- Active: 1988 – present
- Country: India
- Allegiance: India
- Branch: Indian Army
- Type: Corps of Army Air Defence
- Size: Regiment
- Motto: आकाशे शत्रुन् जहि (Defeat the Enemy in the Sky)
- Colors: Sky Blue and Red

= 401 Light AD Regiment (Composite) =

401 Light Air Defence Regiment (Composite) (401 Lt AD Regt (Comp)) is an Air Defence regiment of the Indian Army.

== Formation ==
401 Light AD Regiment (Composite) was raised at Madhopur on 1 June 1988 by Colonel RK Verma.

== History ==
At raising, the regiment was equipped with ZU-23-2B anti-aircraft twin-barreled autocannons as its main equipment.
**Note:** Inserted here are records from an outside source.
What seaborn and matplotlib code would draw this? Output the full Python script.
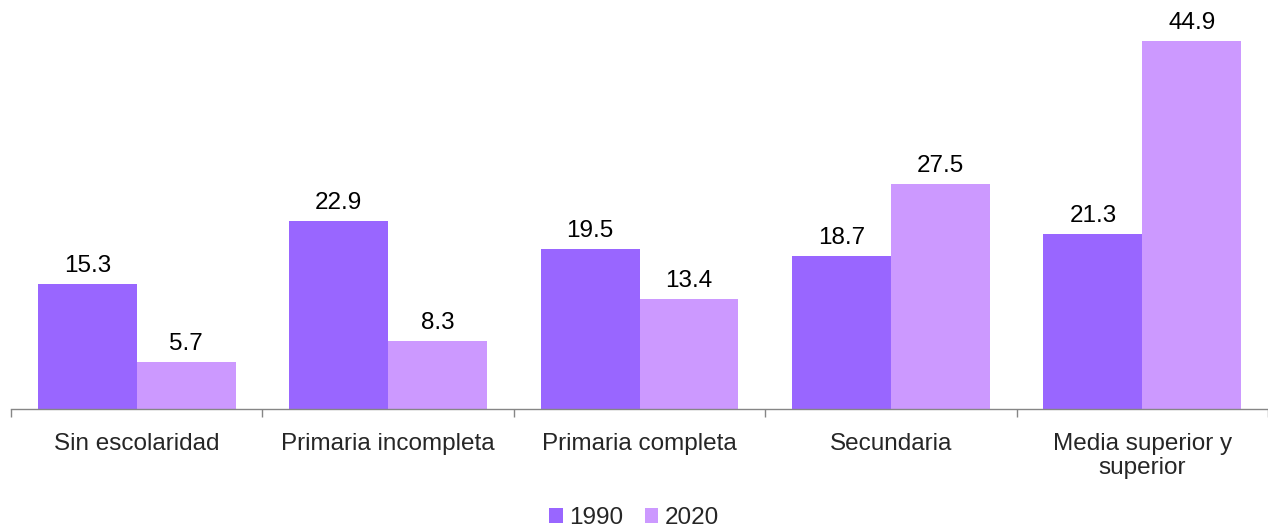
import matplotlib
matplotlib.use("Agg")
import matplotlib.pyplot as plt
import seaborn as sns
import pandas as pd
import numpy as np

categories = ["Sin escolaridad", "Primaria incompleta", "Primaria completa",
              "Secundaria", "Media superior y\nsuperior"]
values_1990 = [15.3, 22.9, 19.5, 18.7, 21.3]
values_2020 = [5.7, 8.3, 13.4, 27.5, 44.9]
years = ["1990", "2020"]

df = pd.DataFrame({
    "cat": categories * 2,
    "year": [years[0]] * 5 + [years[1]] * 5,
    "val": values_1990 + values_2020,
})

sns.set_style("white")
plt.rcParams["font.family"] = ["Liberation Sans", "DejaVu Sans"]

FS = 17.5
fig = plt.figure(figsize=(12.68, 5.29), dpi=100)
ax = fig.add_axes([11 / 1268, 1 - 409 / 529, 1 - 11 / 1268, 409 / 529])

sns.barplot(data=df, x="cat", y="val", hue="year", order=categories,
            palette=["#9966FF", "#CC99FF"], width=0.786, gap=0,
            saturation=1, ax=ax, legend=True, linewidth=0, edgecolor="none")

for cont in ax.containers:
    ax.bar_label(cont, fmt="%.1f", padding=5, fontsize=FS, color="#000000")

ax.set_ylim(0, 49.9)
ax.set_xlim(-0.5, 4.5)
ax.set_xlabel("")
ax.set_ylabel("")
ax.set_yticks([])
for s in ["top", "right", "left"]:
    ax.spines[s].set_visible(False)
ax.spines["bottom"].set_color("#868686")
ax.spines["bottom"].set_linewidth(1)

ax.set_xticks(range(5))
ax.set_xticklabels(categories, fontsize=FS, linespacing=1.15)
ax.tick_params(axis="x", which="major", length=0, pad=17)
ax.set_xticks(np.arange(-0.5, 5, 1), minor=True)
ax.tick_params(axis="x", which="minor", length=6, color="#868686", width=1,
               bottom=True)

handles, labels = ax.get_legend_handles_labels()
ax.get_legend().remove()
fig.legend(handles, labels, loc="center", bbox_to_anchor=(0.5, 1 - 518 / 529),
           ncol=2, frameon=False, fontsize=FS, handlelength=0.55,
           handleheight=0.55, handletextpad=0.25, columnspacing=0.9,
           borderpad=0)

fig.savefig("out.png", dpi=100)
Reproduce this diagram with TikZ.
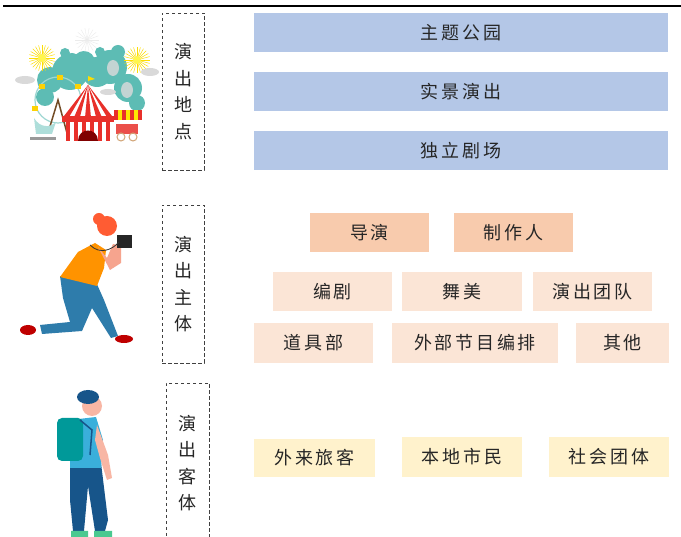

The unit became a composite regiment in 1992.
- Locations
The regiment has varied tenures in high altitude, field, modified field, counter insurgency and peace stations at Udhampur, Nasirabad, Ferozepur, Leh, Siachen, Bangalore, Lalgarh Jattan, Pathankot, Gandhidham and Jodhpur.
- Operations
The Regiment has participated in Operation Blackrose, Operation Rakshak I (Jammu and Kashmir), Operation Meghdoot, Operation Rakshak II (Punjab), Operation Dalunag, Operation Vijay and Operation Rakshak III.

The regiment was awarded the General Officer Commanding in Chief's (Northern Command) unit appreciation for its tenure in Siachen-Kargil sector between 1997 and 1999. The regiment has won 3 Sena Medals, 2 COAS Commendation Cards and 46 GOC-in-C Commendation Cards.

Naib Subedar Samuel Kantrang was awarded COAS Commendation Card in August 2025 and Captain Priya Yadav in August 2026.